I was a featured reader at one of the regular poetry nights in Philly, lot of fun hanging out with friends I hadn’t seen in a minute and hopefully making some new ones (had a great talk with a guy after re: Wilde and Eliot, then he bought my book). Some young guys reading for the first time ever at the open mic and doing a fine job too, there’s hope for the kids yet.
Woooo live poetry! Congrats on the sale, I assume you Jay Shermaned him into submission.
Wooo, live poetry and a sale!
Goodfellas is now my favorite movie so I’d be fascinated to watch the Goodpigeons bit again, I definitely felt baffled by the jokes as a kid. Why are the pigeons acting vaguely…Italian? (Not like I’d seen ANY mob movies!)
I am going off very hazy memories here but I recall them being more NOO YAWK than straight up Italian (although that was there) and pigeons = NYC made a lot of sense, I think that cultural shorthand and stereotypical attitude cuts through a lot of times and genres.
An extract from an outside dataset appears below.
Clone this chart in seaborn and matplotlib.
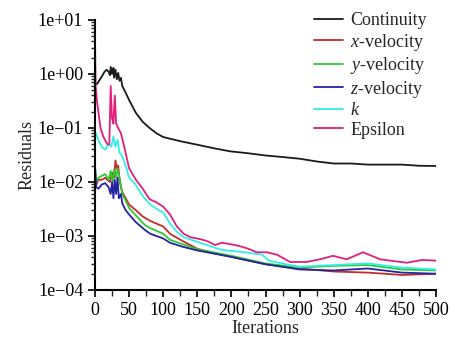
import matplotlib
matplotlib.use('Agg')
import matplotlib.pyplot as plt
import matplotlib.ticker as mticker
import seaborn as sns
import numpy as np

# residual histories (iteration, residual)
cont_it = [0, 3, 6, 10, 14, 17, 20, 22, 23, 25, 27, 28, 30, 32, 34, 36, 38, 40, 45, 50, 60, 70, 80, 90,
           100, 125, 150, 175, 198, 225, 250, 275, 300, 325, 350, 375, 400, 425, 450, 475, 500]
cont_res = [0.7, 0.65, 0.75, 0.9, 1.1, 1.2, 1.1, 0.95, 1.35, 1.0, 1.3, 0.85, 1.2, 0.8, 1.05, 0.75, 0.85, 0.6,
            0.45, 0.33, 0.19, 0.13, 0.1, 0.08, 0.068, 0.057, 0.049, 0.042, 0.037, 0.034, 0.031, 0.029, 0.027,
            0.024, 0.022, 0.022, 0.021, 0.021, 0.021, 0.02, 0.0198]

xvel_it = [0, 2, 5, 10, 15, 18, 22, 25, 28, 30, 32, 34, 36, 38, 40, 45, 50, 60, 70, 81, 90, 100, 110, 129,
           150, 175, 200, 250, 300, 350, 400, 450, 500]
xvel_res = [0.012, 0.009, 0.011, 0.011, 0.012, 0.011, 0.01, 0.015, 0.012, 0.025, 0.018, 0.02, 0.011, 0.008,
            0.0065, 0.005, 0.0038, 0.003, 0.0023, 0.0019, 0.0017, 0.0015, 0.0011, 0.0008, 0.00058, 0.00048,
            0.00041, 0.0003, 0.00025, 0.00022, 0.00021, 0.00019, 0.0002]

yvel_it = [0, 2, 5, 10, 15, 20, 23, 26, 28, 31, 33, 36, 40, 45, 50, 60, 73, 81, 100, 110, 129, 150, 200,
           250, 300, 350, 400, 450, 500]
yvel_res = [0.02, 0.01, 0.012, 0.013, 0.014, 0.011, 0.016, 0.01, 0.017, 0.012, 0.018, 0.012, 0.006, 0.0045,
            0.0033, 0.0024, 0.0016, 0.0014, 0.0011, 0.00085, 0.0007, 0.00057, 0.00043, 0.00031, 0.00026,
            0.00028, 0.00029, 0.00024, 0.00023]

zvel_it = [0, 2, 5, 10, 15, 20, 23, 25, 27, 29, 31, 33, 35, 38, 40, 45, 50, 60, 73, 81, 100, 110, 129, 150,
           200, 250, 300, 350, 400, 450, 500]
zvel_res = [0.018, 0.008, 0.0075, 0.009, 0.0095, 0.008, 0.006, 0.01, 0.005, 0.011, 0.006, 0.012, 0.005,
            0.006, 0.004, 0.003, 0.0025, 0.0018, 0.0013, 0.0011, 0.0009, 0.00075, 0.00063, 0.00054, 0.00041,
            0.0003, 0.00024, 0.00023, 0.00025, 0.00021, 0.0002]

k_it = [0, 3, 6, 10, 15, 20, 24, 27, 30, 33, 36, 40, 45, 50, 58, 70, 81, 90, 100, 110, 120, 130, 154, 186,
        220, 245, 255, 280, 300, 350, 400, 450, 500]
k_res = [0.085, 0.07, 0.055, 0.045, 0.04, 0.05, 0.045, 0.07, 0.045, 0.06, 0.035, 0.03, 0.02, 0.012, 0.0095,
         0.0055, 0.0038, 0.0032, 0.0027, 0.0017, 0.0012, 0.00095, 0.00075, 0.00055, 0.0005, 0.00045, 0.00035,
         0.0003, 0.00027, 0.00029, 0.00031, 0.00026, 0.00024]

eps_it = [0, 1, 3, 5, 8, 12, 18, 21, 23, 25, 27, 29, 31, 34, 38, 42, 46, 50, 55, 60, 70, 80, 90, 100, 110,
          120, 130, 140, 155, 165, 176, 186, 200, 212, 225, 237, 252, 267, 286, 310, 330, 349, 369, 393, 418,
          440, 457, 480, 500]
eps_res = [4.0, 0.6, 0.3, 0.2, 0.1, 0.07, 0.05, 0.05, 0.6, 0.15, 0.12, 0.4, 0.12, 0.1, 0.08, 0.05, 0.03,
           0.018, 0.014, 0.011, 0.0075, 0.0048, 0.0042, 0.0035, 0.0025, 0.0015, 0.0011, 0.00095, 0.00087,
           0.0008, 0.00068, 0.00075, 0.0007, 0.00065, 0.00058, 0.0005, 0.0005, 0.00045, 0.00033, 0.00033,
           0.00037, 0.00043, 0.00037, 0.0005, 0.00037, 0.00034, 0.00032, 0.00036, 0.00035]

series = [
    ('Continuity', cont_it, cont_res, '#1a1a1a'),
    ('$x$-velocity', xvel_it, xvel_res, '#c42a2a'),
    ('$y$-velocity', yvel_it, yvel_res, '#2ec82e'),
    ('$z$-velocity', zvel_it, zvel_res, '#2424a0'),
    ('$k$', k_it, k_res, '#33ecec'),
    ('Epsilon', eps_it, eps_res, '#e0207a'),
]

sns.set_style('ticks')
plt.rcParams['font.family'] = ['Liberation Serif', 'DejaVu Serif']
plt.rcParams['mathtext.fontset'] = 'custom'
plt.rcParams['mathtext.it'] = 'Liberation Serif:italic'
plt.rcParams['mathtext.rm'] = 'Liberation Serif'

fig = plt.figure(figsize=(4.56, 3.38), dpi=100)
ax = fig.add_axes([95 / 456, 1 - 290 / 338, 341 / 456, 270 / 338])

for name, it, res, col in series:
    sns.lineplot(x=it, y=res, ax=ax, color=col, linewidth=1.3, label=name)

ax.set_yscale('log')
ax.set_xlim(0, 500)
ax.set_ylim(1e-4, 1e1)
ax.xaxis.set_major_locator(mticker.MultipleLocator(50))
ax.xaxis.set_minor_locator(mticker.MultipleLocator(25))
ax.yaxis.set_major_locator(mticker.LogLocator(base=10, numticks=10))
ax.yaxis.set_minor_locator(mticker.LogLocator(base=10, subs=np.arange(2, 10), numticks=20))
ax.yaxis.set_minor_formatter(mticker.NullFormatter())


def fmt(v, pos):
    e = int(np.round(np.log10(v)))
    sign = '+' if e >= 0 else '\u2212'
    return '1e%s%02d' % (sign, abs(e))


ax.yaxis.set_major_formatter(mticker.FuncFormatter(fmt))
ax.tick_params(which='major', direction='out', length=5, width=1.2, labelsize=13, colors='black')
ax.tick_params(which='minor', direction='out', length=3, width=1.0)
ax.tick_params(axis='x', which='minor', length=4)
for s in ['left', 'bottom']:
    ax.spines[s].set_linewidth(1.5)
    ax.spines[s].set_color('black')
sns.despine(ax=ax)

ax.set_xlabel('Iterations', fontsize=13, labelpad=1)
ax.set_ylabel('Residuals', fontsize=13, labelpad=2)

leg = ax.legend(loc='upper left', bbox_to_anchor=(314 / 456, 1 - 12 / 338), bbox_transform=fig.transFigure,
                frameon=False, fontsize=13, handlelength=1.6, handletextpad=0.4, labelspacing=0.14,
                borderpad=0, borderaxespad=0)
for line in leg.get_lines():
    line.set_linewidth(1.3)

fig.savefig('out.png', dpi=100)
What’s funny Goodfellas-wise is how Pesci is a straight one to one parody and the Liotta pigeon is more naive but still in line with basic aspects of Henry Hill, the De Niro analogue is nonexistent — the third pigeon is “big calm guy” if I remember right, a crucial counterpart to “small guy losing his shit” but closer to Paul Sorvino now that I think about it.
I assume this pigeon doesn’t move for nobody.
I honestly don’t remember the DeNiro pigeon – I think he was rather unimaginatively called Bobby? – doing anything interesting. But the entirely of the shorts outside of the ones that spoofed West Side Story and Fiddler on the Roof are a blur. On a show with Pinky and the Brain, the Warners, Slappy Squirrel, and Bernadette Peters as a cat, Goodfeathers slides to the back of the line. (There were possibly too many different ideas in play.)
Animaniacs was the first time I remember looking at a piece of media and not understanding it but being more or less able to articulate “this is referencing a thing that I’m not familiar with yet.”
It’s like going from tuning out adult conversations to recognizing the larger emotions or concerns without understanding the specifics. A widening of vision, even if what you see isn’t clear.